___ RECORDED INFORMATION ___

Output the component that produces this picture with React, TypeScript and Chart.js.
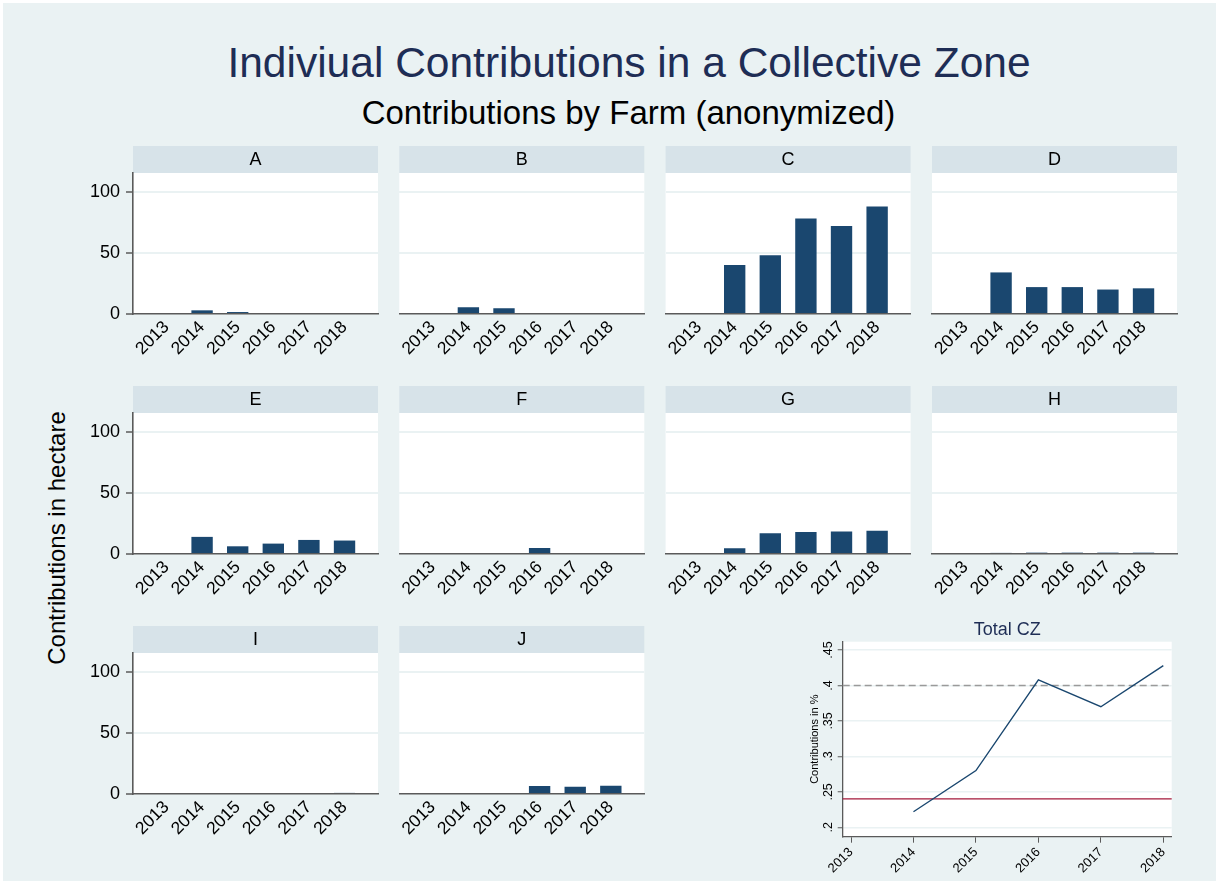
import React, { useEffect, useRef } from 'react';
import { Chart, registerables } from 'chart.js';

Chart.register(...registerables);

// ---------------- data ----------------
const YEARS = [2013, 2014, 2015, 2016, 2017, 2018];
const FARM_LABELS = ['A', 'B', 'C', 'D', 'E', 'F', 'G', 'H', 'I', 'J'];
const farmA = [0, 3, 1.6, 0, 0, 0];
const farmB = [0, 5.6, 4.8, 0, 0, 0];
const farmC = [0, 40, 48, 78, 72, 88];
const farmD = [0, 34, 22, 22, 20, 21];
const farmE = [0, 14, 6.3, 8.5, 11.5, 11];
const farmF = [0, 0, 0, 5, 0, 0];
const farmG = [0, 4.7, 17, 18, 18.3, 19];
const farmH = [0, 0.9, 1.1, 1.1, 1.1, 1.1];
const farmI = [0, 0, 0, 0, 0, 0.9];
const farmJ = [0, 0, 0, 6.5, 6, 6.8];
const FARM_VALUES = [farmA, farmB, farmC, farmD, farmE, farmF, farmG, farmH, farmI, farmJ];
const HECTARE_TICKS = [0, 50, 100];
const HECTARE_MAX = 115.3;

const totalCZ = [null, 0.222, 0.28, 0.408, 0.37, 0.428];
const TOTAL_TICKS = [0.2, 0.25, 0.3, 0.35, 0.4, 0.45];
const TOTAL_TICK_LABELS = ['.2', '.25', '.3', '.35', '.4', '.45'];
const TOTAL_MIN = 0.1868;
const TOTAL_MAX = 0.4617;
const REF_LOW = 0.24;
const REF_HIGH = 0.4;

const TITLE = 'Indiviual Contributions in a Collective Zone';
const SUBTITLE = 'Contributions by Farm (anonymized)';
const Y_TITLE = 'Contributions in hectare';
const TOTAL_TITLE = 'Total CZ';
const TOTAL_Y_TITLE = 'Contributions in %';

// ---------------- style / layout ----------------
const FONT = '"Liberation Sans", Arial, Helvetica, sans-serif';
const NAVY = '#1A476F';
const TITLE_COLOR = '#1E2D55';
const BG = '#EAF2F3';
const STRIP = '#D7E3E9';
const AXIS = '#5A5A5A';
const GRID = '#EAF2F3';
const REF_LOW_COLOR = '#A3193A';
const REF_HIGH_COLOR = '#9A9A9A';

const COL_LEFT = [133, 399.3, 665.6, 932];
const AXIS_Y = [314, 554, 794];
const PLOT_W = 245;
const PLOT_H = 141;
const STRIP_H = 27;
const LEFT_SPACE = 75;
const BOTTOM_SPACE = 58;
const RIGHT_SPACE = 15;
const X_MIN = 2012.06;
const X_MAX = 2018.94;

const TOTAL_AREA = { left: 842.7, right: 1171.7, top: 641.7, bottom: 836.7 };
const TOTAL_CANVAS = { left: 790, top: 610, right: 1216, bottom: 880 };
const TOTAL_X_MIN = 2012.867;
const TOTAL_X_MAX = 2018.134;

type Geo = { left: number; top: number; width: number; height: number };

function panelGeo(i: number) {
  const r = Math.floor(i / 4);
  const c = i % 4;
  const plotLeft = COL_LEFT[c];
  const axisY = AXIS_Y[r];
  const stripTop = axisY - PLOT_H - STRIP_H;
  const cl = Math.floor(plotLeft - LEFT_SPACE);
  const ct = Math.floor(stripTop);
  const width = Math.ceil(plotLeft + PLOT_W + RIGHT_SPACE) - cl;
  const height = Math.ceil(axisY + BOTTOM_SPACE) - ct;
  return {
    canvas: { left: cl, top: ct, width, height } as Geo,
    yWidth: plotLeft - cl,
    padTop: stripTop - ct,
    padRight: width - (plotLeft - cl) - PLOT_W,
    xHeight: height - (axisY - ct),
    showY: c === 0,
  };
}

const panelPlugin = {
  id: 'panelBg',
  beforeDraw(chart: any, _args: any, opts: any) {
    const { ctx, chartArea: a } = chart;
    ctx.save();
    ctx.fillStyle = '#ffffff';
    ctx.fillRect(a.left, a.top, a.right - a.left, a.bottom - a.top);
    const t = chart.titleBlock;
    if (opts && opts.strip && t) {
      ctx.fillStyle = STRIP;
      ctx.fillRect(t.left, t.top, t.width, t.height);
    }
    ctx.restore();
  },
};

const refLinesPlugin = {
  id: 'refLines',
  beforeDatasetsDraw(chart: any) {
    const { ctx, chartArea: a, scales } = chart;
    const y = scales.y;
    const draw = (v: number, color: string, dash: number[], w: number) => {
      const py = y.getPixelForValue(v);
      ctx.save();
      ctx.strokeStyle = color;
      ctx.lineWidth = w;
      ctx.setLineDash(dash);
      ctx.beginPath();
      ctx.moveTo(a.left, py);
      ctx.lineTo(a.right, py);
      ctx.stroke();
      ctx.restore();
    };
    draw(REF_HIGH, REF_HIGH_COLOR, [7, 4], 1.5);
    draw(REF_LOW, REF_LOW_COLOR, [], 1.3);
  },
};

function barConfig(i: number): any {
  const g = panelGeo(i);
  const values = FARM_VALUES[i];
  const stripFont = 18;
  const stripPadTop = 3;
  return {
    type: 'bar',
    data: {
      datasets: [
        {
          data: YEARS.map((yr, k) => ({ x: yr, y: values[k] })),
          backgroundColor: NAVY,
          borderWidth: 0,
          barPercentage: 0.6,
          categoryPercentage: 1,
        },
      ],
    },
    options: {
      animation: false,
      responsive: false,
      devicePixelRatio: 1,
      events: [],
      layout: { padding: { left: 0, right: g.padRight, top: g.padTop, bottom: 0 } },
      plugins: {
        legend: { display: false },
        tooltip: { enabled: false },
        panelBg: { strip: true },
        title: {
          display: true,
          text: FARM_LABELS[i],
          fullSize: false,
          color: '#000',
          font: { family: FONT, size: stripFont, weight: 'normal', lineHeight: 1.2 },
          padding: { top: stripPadTop, bottom: STRIP_H - stripPadTop - stripFont * 1.2 },
        },
      },
      scales: {
        x: {
          type: 'linear',
          offset: false,
          min: X_MIN,
          max: X_MAX,
          afterBuildTicks: (s: any) => {
            s.ticks = YEARS.map((v) => ({ value: v }));
          },
          afterFit: (s: any) => {
            s.height = g.xHeight;
          },
          ticks: {
            autoSkip: false,
            callback: (v: any) => String(v),
            minRotation: 45,
            maxRotation: 45,
            font: { family: FONT, size: 17.5 },
            color: '#000',
            padding: 3,
          },
          grid: { display: false, drawTicks: false },
          border: { display: true, color: AXIS, width: 1.6 },
        },
        y: {
          min: 0,
          max: HECTARE_MAX,
          afterBuildTicks: (s: any) => {
            s.ticks = HECTARE_TICKS.map((v) => ({ value: v }));
          },
          afterFit: (s: any) => {
            s.width = g.yWidth;
          },
          ticks: {
            display: g.showY,
            font: { family: FONT, size: 18 },
            color: '#000',
            padding: 6,
          },
          grid: {
            color: (ctx: any) => (ctx.tick && ctx.tick.value === 0 ? 'rgba(0,0,0,0)' : GRID),
            lineWidth: 2,
            drawTicks: g.showY,
            tickLength: 7,
            tickColor: AXIS,
            tickWidth: 1.5,
          },
          border: { display: g.showY, color: AXIS, width: 1.6 },
        },
      },
    },
    plugins: [panelPlugin],
  };
}

function totalConfig(): any {
  const yW = TOTAL_AREA.left - TOTAL_CANVAS.left;
  const xH = TOTAL_CANVAS.bottom - TOTAL_AREA.bottom;
  const titleLH = 18 * 1.2;
  const titleTop = 9;
  return {
    type: 'line',
    data: {
      datasets: [
        {
          data: YEARS.map((yr, k) => ({ x: yr, y: totalCZ[k] })),
          borderColor: NAVY,
          borderWidth: 1.4,
          pointRadius: 0,
          fill: false,
          tension: 0,
          spanGaps: false,
        },
      ],
    },
    options: {
      animation: false,
      responsive: false,
      devicePixelRatio: 1,
      events: [],
      layout: { padding: { left: 0, right: TOTAL_CANVAS.right - TOTAL_AREA.right, top: 0, bottom: 0 } },
      plugins: {
        legend: { display: false },
        tooltip: { enabled: false },
        panelBg: { strip: false },
        title: {
          display: true,
          text: TOTAL_TITLE,
          fullSize: false,
          color: TITLE_COLOR,
          font: { family: FONT, size: 18, weight: 'normal', lineHeight: 1.2 },
          padding: {
            top: titleTop,
            bottom: TOTAL_AREA.top - TOTAL_CANVAS.top - titleTop - titleLH,
          },
        },
      },
      scales: {
        x: {
          type: 'linear',
          min: TOTAL_X_MIN,
          max: TOTAL_X_MAX,
          afterBuildTicks: (s: any) => {
            s.ticks = YEARS.map((v) => ({ value: v }));
          },
          afterFit: (s: any) => {
            s.height = xH;
          },
          ticks: {
            autoSkip: false,
            callback: (v: any) => String(v),
            minRotation: 45,
            maxRotation: 45,
            font: { family: FONT, size: 13 },
            color: '#000',
            padding: 2,
          },
          grid: { drawOnChartArea: false, drawTicks: true, tickLength: 6, tickColor: AXIS, tickWidth: 1 },
          border: { display: true, color: AXIS, width: 1.3 },
        },
        y: {
          min: TOTAL_MIN,
          max: TOTAL_MAX,
          afterBuildTicks: (s: any) => {
            s.ticks = TOTAL_TICKS.map((v) => ({ value: v }));
          },
          afterFit: (s: any) => {
            s.width = yW;
          },
          ticks: {
            callback: (_v: any, idx: number) => TOTAL_TICK_LABELS[idx],
            minRotation: 90,
            maxRotation: 90,
            crossAlign: 'center',
            font: { family: FONT, size: 12.5 },
            color: '#000',
            padding: 0,
          },
          grid: { color: GRID, lineWidth: 1.5, tickLength: 5, tickColor: AXIS, tickWidth: 1 },
          border: { display: true, color: AXIS, width: 1.3 },
          title: {
            display: true,
            text: TOTAL_Y_TITLE,
            color: '#000',
            font: { family: FONT, size: 11 },
            padding: { top: 18.4, bottom: 0 },
          },
        },
      },
    },
    plugins: [panelPlugin, refLinesPlugin],
  };
}

export default function App() {
  const barRefs = useRef<(HTMLCanvasElement | null)[]>([]);
  const totalRef = useRef<HTMLCanvasElement | null>(null);

  useEffect(() => {
    const charts: Chart[] = [];
    FARM_LABELS.forEach((_, i) => {
      const c = barRefs.current[i];
      if (c) charts.push(new Chart(c, barConfig(i)));
    });
    if (totalRef.current) charts.push(new Chart(totalRef.current, totalConfig()));
    return () => charts.forEach((ch) => ch.destroy());
  }, []);

  const tc = TOTAL_CANVAS;

  return (
    <div
      style={{
        position: 'absolute',
        left: 0,
        top: 0,
        width: 1216,
        height: 881,
        background: '#ffffff',
        overflow: 'hidden',
        fontFamily: FONT,
      }}
    >
      <div style={{ position: 'absolute', left: 3, top: 3, right: 0, bottom: 0, background: BG }} />
      <div
        style={{
          position: 'absolute',
          left: 29,
          top: 42,
          width: 1200,
          textAlign: 'center',
          fontSize: 42.5,
          lineHeight: '42.5px',
          color: TITLE_COLOR,
          whiteSpace: 'nowrap',
        }}
      >
        {TITLE}
      </div>
      <div
        style={{
          position: 'absolute',
          left: 28.5,
          top: 95.5,
          width: 1200,
          textAlign: 'center',
          fontSize: 33,
          lineHeight: '33px',
          color: '#000',
          whiteSpace: 'nowrap',
        }}
      >
        {SUBTITLE}
      </div>
      <div
        style={{
          position: 'absolute',
          left: 57,
          top: 538,
          transform: 'translate(-50%, -50%) rotate(-90deg)',
          fontSize: 24,
          lineHeight: '24px',
          color: '#000',
          whiteSpace: 'nowrap',
        }}
      >
        {Y_TITLE}
      </div>
      {FARM_LABELS.map((lab, i) => {
        const g = panelGeo(i).canvas;
        return (
          <canvas
            key={lab}
            ref={(el) => {
              barRefs.current[i] = el;
            }}
            width={g.width}
            height={g.height}
            style={{ position: 'absolute', left: g.left, top: g.top, width: g.width, height: g.height }}
          />
        );
      })}
      <canvas
        ref={totalRef}
        width={tc.right - tc.left}
        height={tc.bottom - tc.top}
        style={{
          position: 'absolute',
          left: tc.left,
          top: tc.top,
          width: tc.right - tc.left,
          height: tc.bottom - tc.top,
        }}
      />
    </div>
  );
}
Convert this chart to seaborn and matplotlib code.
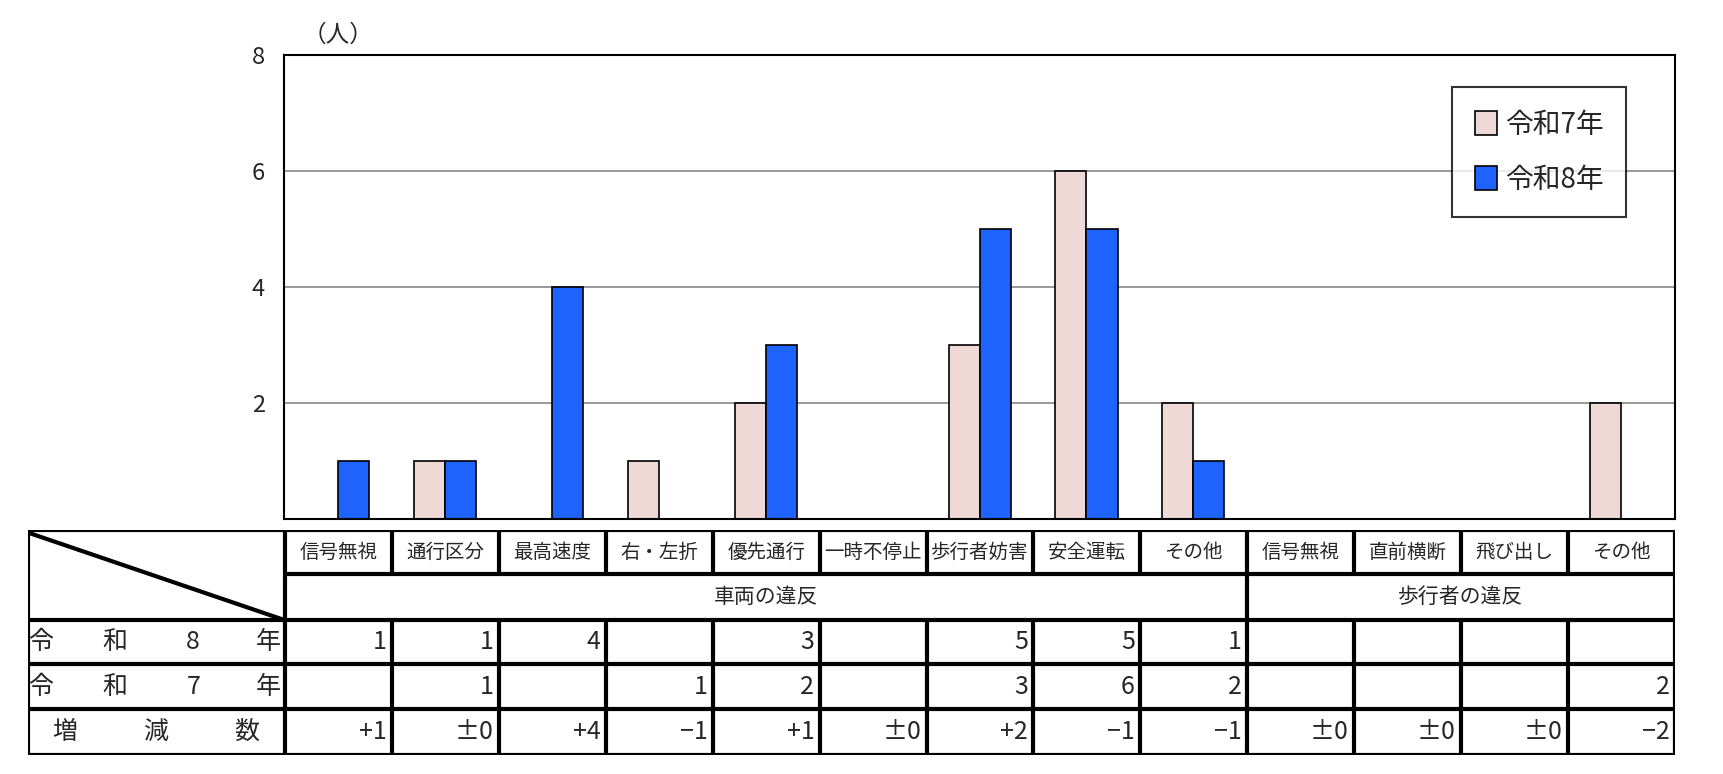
import matplotlib.pyplot as plt
import seaborn as sns
import pandas as pd

categories = ['信号無視', '通行区分', '最高速度', '右・左折', '優先通行', '一時不停止',
              '歩行者妨害', '安全運転', 'その他', '信号無視', '直前横断', '飛び出し', 'その他']
groups = [('車両の違反', 9), ('歩行者の違反', 4)]
r8 = [1, 1, 4, 0, 3, 0, 5, 5, 1, 0, 0, 0, 0]
r7 = [0, 1, 0, 1, 2, 0, 3, 6, 2, 0, 0, 0, 2]
series = ['令和7年', '令和8年']
colors = ['#EED9D6', '#1F63FF']

sns.set_theme(style='white')
plt.rcParams['font.family'] = ['Noto Sans CJK JP', 'DejaVu Sans']

rows = []
for i in range(len(categories)):
    if r7[i]:
        rows.append({'x': str(i), 's': series[0], 'v': r7[i]})
    if r8[i]:
        rows.append({'x': str(i), 's': series[1], 'v': r8[i]})
df = pd.DataFrame(rows)

fig = plt.figure(figsize=(17.23, 7.74), dpi=100)
ax = fig.add_axes([0.165, 0.330, 0.807, 0.599])
sns.barplot(data=df, x='x', y='v', hue='s', order=[str(i) for i in range(len(categories))],
            hue_order=series, palette=colors, width=0.58, edgecolor='black', linewidth=1.2,
            saturation=1, ax=ax)
ax.set_ylim(0, 8)
ax.set_xlim(-0.5, len(categories) - 0.5)
ax.set_yticks([2, 4, 6, 8])
ax.tick_params(axis='y', labelsize=17, length=0, pad=14)
ax.set_xticks([])
ax.set_xlabel('')
ax.set_ylabel('')
ax.grid(axis='y', color='#888888', linewidth=1.2)
ax.set_axisbelow(True)
for sp in ax.spines.values():
    sp.set_color('black')
    sp.set_linewidth(1.5)
ax.text(0.0, 8.15, '（人）', fontsize=17, ha='center', va='bottom')
leg = ax.legend(loc='upper right', bbox_to_anchor=(0.975, 0.96), fontsize=20, frameon=True,
                fancybox=False, edgecolor='black', handlelength=0.8, handleheight=0.9,
                labelspacing=0.9, borderpad=0.8, handletextpad=0.3)
leg.get_frame().set_linewidth(1.5)

# table below
n = len(categories)
lab_w = 2.41
tx = fig.add_axes([0.016, 0.024, 0.956, 0.291])
tx.set_xlim(-lab_w, n)
tx.set_ylim(5, 0)
tx.axis('off')
ys = [0, 0.98, 2.0, 2.98, 3.96, 5]
lw = 3
for y in ys:
    if y == ys[1]:
        tx.plot([0, n], [y, y], color='black', lw=lw)
    else:
        tx.plot([-lab_w, n], [y, y], color='black', lw=lw)
tx.plot([-lab_w, -lab_w], [0, 5], color='black', lw=lw)
tx.plot([0, 0], [0, 5], color='black', lw=lw)
tx.plot([n, n], [0, 5], color='black', lw=lw)
for i in range(1, n):
    if i == 9:
        tx.plot([i, i], [0, 5], color='black', lw=lw)
    else:
        tx.plot([i, i], [0, ys[1]], color='black', lw=lw)
        tx.plot([i, i], [ys[2], 5], color='black', lw=lw)
tx.plot([-lab_w, 0], [0.05, 2.0], color='black', lw=lw)
for i, c in enumerate(categories):
    tx.text(i + 0.5, ys[0] + 0.49, c, ha='center', va='center', fontsize=14)
start = 0
for name, cnt in groups:
    tx.text(start + cnt / 2, 1.49, name, ha='center', va='center', fontsize=15)
    start += cnt


def fmt(d):
    if d == 0:
        return '±0'
    return f'+{d}' if d > 0 else f'−{-d}'


row_labels = [['令', '和', '8', '年'], ['令', '和', '7', '年'], ['増', '減', '数']]
for r, chars in enumerate(row_labels):
    yc = (ys[r + 2] + ys[r + 3]) / 2
    if len(chars) == 4:
        xs = [-lab_w + 0.12, -lab_w + 0.82, -lab_w + 1.55, -lab_w + 2.25]
    else:
        xs = [-lab_w + 0.35, -lab_w + 1.2, -lab_w + 2.05]
    for x, ch in zip(xs, chars):
        tx.text(x, yc, ch, ha='center', va='center', fontsize=18)
for i in range(n):
    for r, val in enumerate([r8[i], r7[i]]):
        if val:
            tx.text(i + 0.95, (ys[r + 2] + ys[r + 3]) / 2, str(val), ha='right', va='center', fontsize=18)
    tx.text(i + 0.95, (ys[4] + ys[5]) / 2, fmt(r8[i] - r7[i]), ha='right', va='center', fontsize=18)

fig.savefig('out.png', dpi=100)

___

EXERCISE DIRECTIONS: Only the lines from the one with "Convert this chart" through the one with "df = pd.DataFrame(rows)" belong in your copy; retype them exactly and drop any pictures.

REPLY:
Convert this chart to seaborn and matplotlib code.
import matplotlib.pyplot as plt
import seaborn as sns
import pandas as pd

categories = ['信号無視', '通行区分', '最高速度', '右・左折', '優先通行', '一時不停止',
              '歩行者妨害', '安全運転', 'その他', '信号無視', '直前横断', '飛び出し', 'その他']
groups = [('車両の違反', 9), ('歩行者の違反', 4)]
r8 = [1, 1, 4, 0, 3, 0, 5, 5, 1, 0, 0, 0, 0]
r7 = [0, 1, 0, 1, 2, 0, 3, 6, 2, 0, 0, 0, 2]
series = ['令和7年', '令和8年']
colors = ['#EED9D6', '#1F63FF']

sns.set_theme(style='white')
plt.rcParams['font.family'] = ['Noto Sans CJK JP', 'DejaVu Sans']

rows = []
for i in range(len(categories)):
    if r7[i]:
        rows.append({'x': str(i), 's': series[0], 'v': r7[i]})
    if r8[i]:
        rows.append({'x': str(i), 's': series[1], 'v': r8[i]})
df = pd.DataFrame(rows)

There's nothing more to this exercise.